Diego Morga FLUORESCENZE
#consigliatodadistorsioni
Questo splendido lavoro del pianista pugliese Diego Morga, pubblicato in Danimarca dove vive da tempo, ci ha colti di sorpresa: vista la sua carriera artistica e didattica, abbiamo constatato come in un disco di 15 tracce, autoprodotto, si possano scorgere richiami a tutto il pianismo del Novecento, rivelatori della grande padronanza compositiva e esecutiva di Morga, senza alcun compiacimento al musical-mainstream televisivo o al soundtrack o all'elettronica che ormai è più solo preda dei dj-set. Registrato in studio a Bari nel 2013, "Fluorescenze" sfugge ad un incasellamento preciso: lo spazio tematico che copre l'album è all'interno di una contemporaneità che travalica etichette e tendenze, con sfaccettature volte a districare una matassa di suoni e scritture dove la lezione del pianismo di artisti quali Michael Nyman e Wim Mertens non è la sola matrice identificativa di riferimento: sarebbe troppo riduttivo annotare questi due nomi per valutare Diego Morga. Accanto alle tastiere dell'autore, solo il batterista Giacomo Mongelli lo accompagna in tutti i brani, salvo l'ultimo: il suo è un drumming levigato, attento a non debordare, capace di quelle fluorescenze cromatiche che riesce ad esaltare in un interplay riuscito. La materia sonora si giova di altri contributi: Vittorio Gallo al sax soprano (in Rosso Torbido), la fisarmonica di Francesco Palazzo (in Quiete e Tempeste), gli apporti electronics di Fantasmagramma (in quattro brani) e di Roberto Matarrese (in un brano), e lo String Quartet (in quattro brani, con Emanuela Lioy e Roberta Daugenti ai violini, Giuseppe Piccirilli alla viola e Scintilla Porfido al cello).

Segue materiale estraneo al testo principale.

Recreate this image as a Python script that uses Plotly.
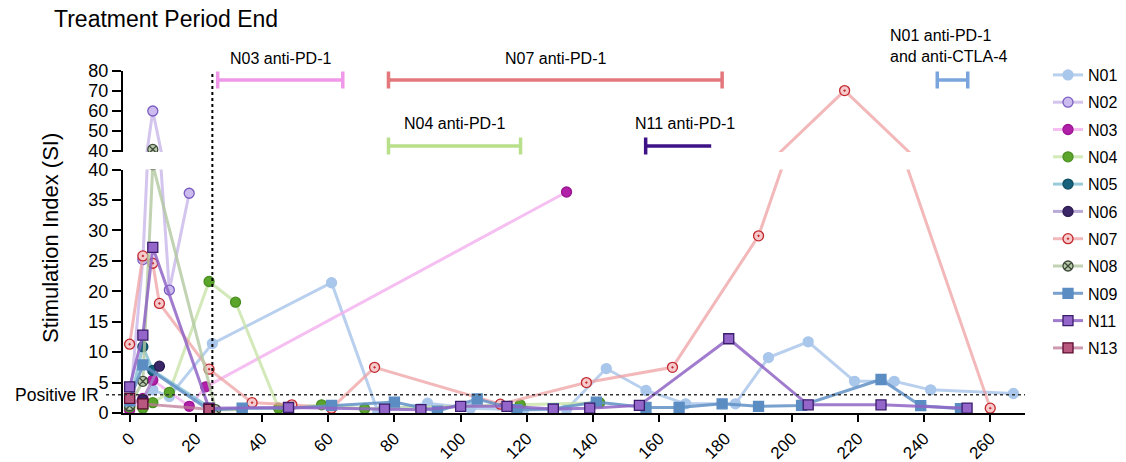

La sequenza dei brani è rivelatrice di un percorso che al suo inizio evoca l'attesa, che via via prende le forme di un andirivieni di emozioni e di stati d'animo, superata solo in Quiete e Tempeste e L'ame d'un Pianiste, dove le melodie si accendono di colori e sfumature più decisi, quasi a voler delineare la struttura compositiva dei brani di tutto il CD. E' curioso notare come nella scansione "a capitoli" di Fluorescenze, l'autore lasci tre post-it, quasi a voler segnare cambi di passo ma nella stessa direzione: sono i tre Incipit #1, #2 e #3 (rispettivamente, il 4°, 8° e 12° brano), dove Morga sottolinea la sua vasta conoscenza della musica e dell'arte contemporanea (ad es., in Incipit #1, la sua graffiata decisa sulle corde del pianoforte ci richiama il colpo di martello sull'incudine à la Duchamp di Gaslini…, o la pennellata decisa sul pavimento di Pollock). E' in Rosso Torbido che si ha la sensazione di catturare l'eco di Terry Riley (con In C), mescolato a qualche pagina di Steve Reich (Piano Phase), che qua e là spruzza quote di minimalismo autenticamente assorbito da Diego Morga, per superarlo, senza negarlo. Sul piano melodico, specie in Eterea, Les Passions e Waltz for A., si fruisce di sensazioni che rimandano al tardo romanticismo dell'Ottocento (Brahms, ma anche Debussy e Chopin), con qualche rinvio a Stravinsky, specie nelle parti più accese. La lezione di Diego Morga che abbiamo tratto non si ferma qui: lontano dai compiacimenti cui siamo soliti assistere da parte di presunti artisti della musica contemporanea "italiana" (anche se già allievi di Berio…), dobbiamo sottolineare che il terzo album di Morga non vuole affermare alcuna superiorità della musica euro colta rispetto a quella americana. Tutt'altro: ci sembra che questo lavoro sia un tentativo, riuscito, proprio di far incontrare le storie della musica degli ultimi 150 anni: proprio tutta la musica del mondo.